Protestors Rally Against Philly Soda Tax

by Staff Reporter
vending machine, soda machine, beverage tax, Philadelphia soda tax, Michael Nutter

PHILADELPHIA -- Beverage company employees, small business owners and union members protested outside City Hall against Philadelphia Mayor Nutter's proposed tax on sugary beverages.

The mayor says the 2¢-per-ounce tax on sugary drinks can help close more than half of the city's estimated $150 million deficit for the 2011 fiscal year.

The protestors, organized by Save Philly Jobs Not Taxes Coalition, argued that the tax unfairly targets just one part of the sugar industry. Rallyers also expressed their concern that allowing a soda tax opens the doors for taxing just about anything else, according to local news reports.

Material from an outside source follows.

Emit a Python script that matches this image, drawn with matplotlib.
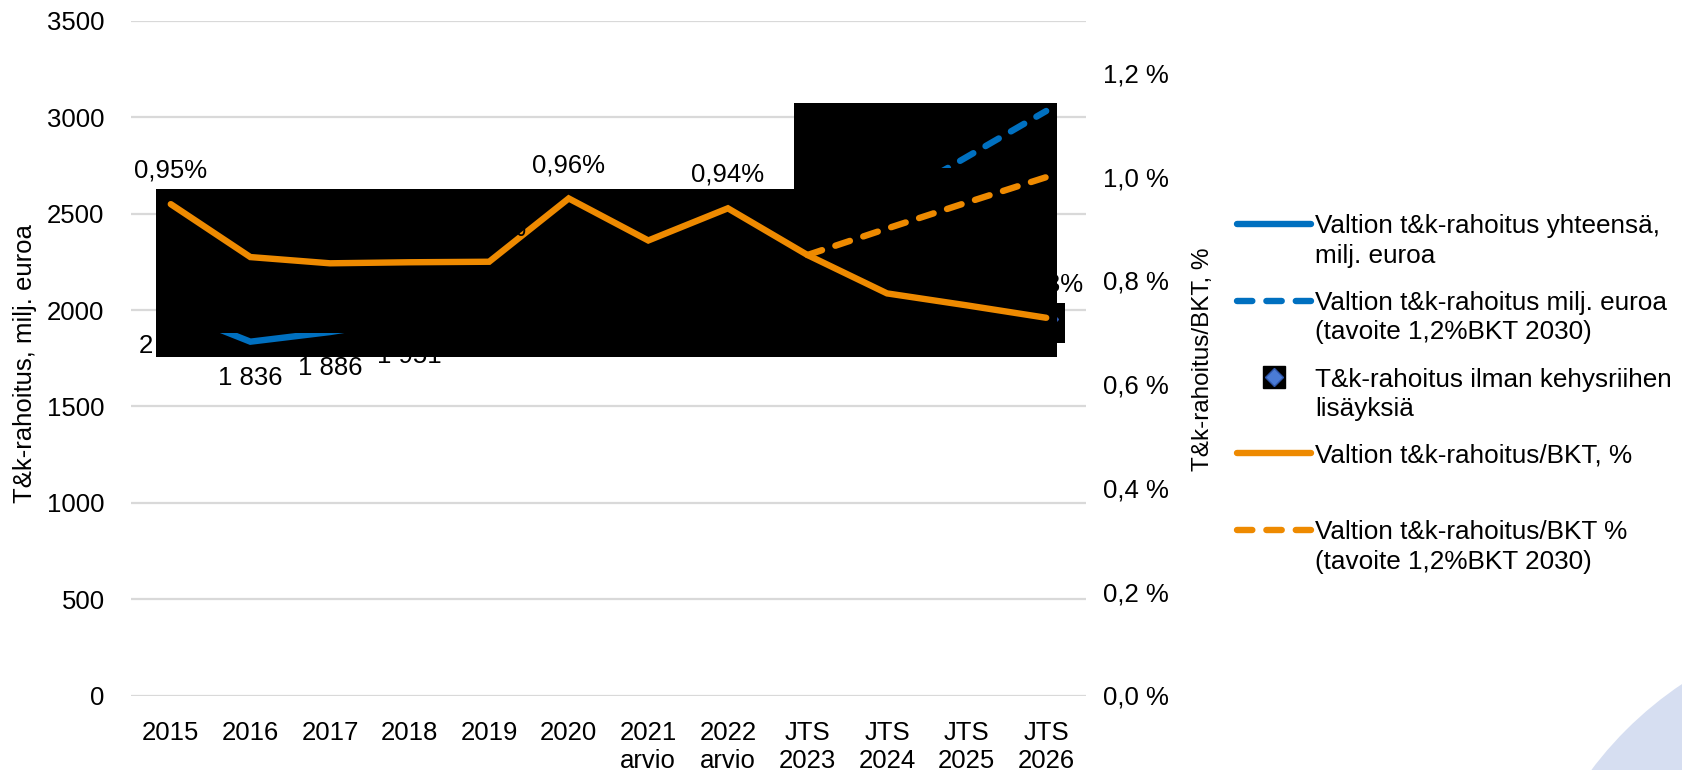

Employers and union members at the protest told reporters that the higher prices local businesses would have to charge as a result of the tax hike would send people elsewhere to buy their beverages, and the lost business would result in layoffs.

Soda trucks circled city hall, honking in support of the 100 or so protesters who said they would be affected by the tax.

In Philadelphia, Mayor Proposes Big Tax On Soda

(From VT's March 4 Ahead of the Times newsletter)

PHILADELPHIA -- Philadelphia Mayor Michael Nutter has included in his 2010-'11 budget a plan to levy what some are calling the highest tax in the nation on all sweetened beverages. The proposed 2¢-per- ounce tax -- dubbed the ""Healthy Philadelphia Initiative" -- would apply to fountain syrups and powders, based on the number of fluid ounces they produce. Diet drinks without added sugar would be excluded.

City officials said the tax could raise $77 million a year. Of that, $57 million would reportedly go to the general fund and $20 million annually would fund new programs fostering healthy eating and exercise. Half of Philadelphia's children are overweight or obese.

New York (see story above), Massachusetts and California are among seven states considering tax levies on sugar-sweetened drinks. The Philadelphia proposal would be double New York state's proposed tax. It's also more than the 3% soft-drink tax in Chicago, the only major city with such a tax. Chicago's tax adds 4¢ to a 20-fl.oz. soda priced at $1.30. The city taxes soda, diet drinks, sports drinks, sweet tea, and all drinks containing natural or artificial sweeteners.

At the federal level, the House Ways and Means Committee briefly considered a drink tax last year to help fund a healthcare overhaul. Lobbying efforts by the soft drink industry helped quash the idea.

The Pennsylvania Beverage Association and the Teamsters have mounted a local campaign against the Philadelphia proposal.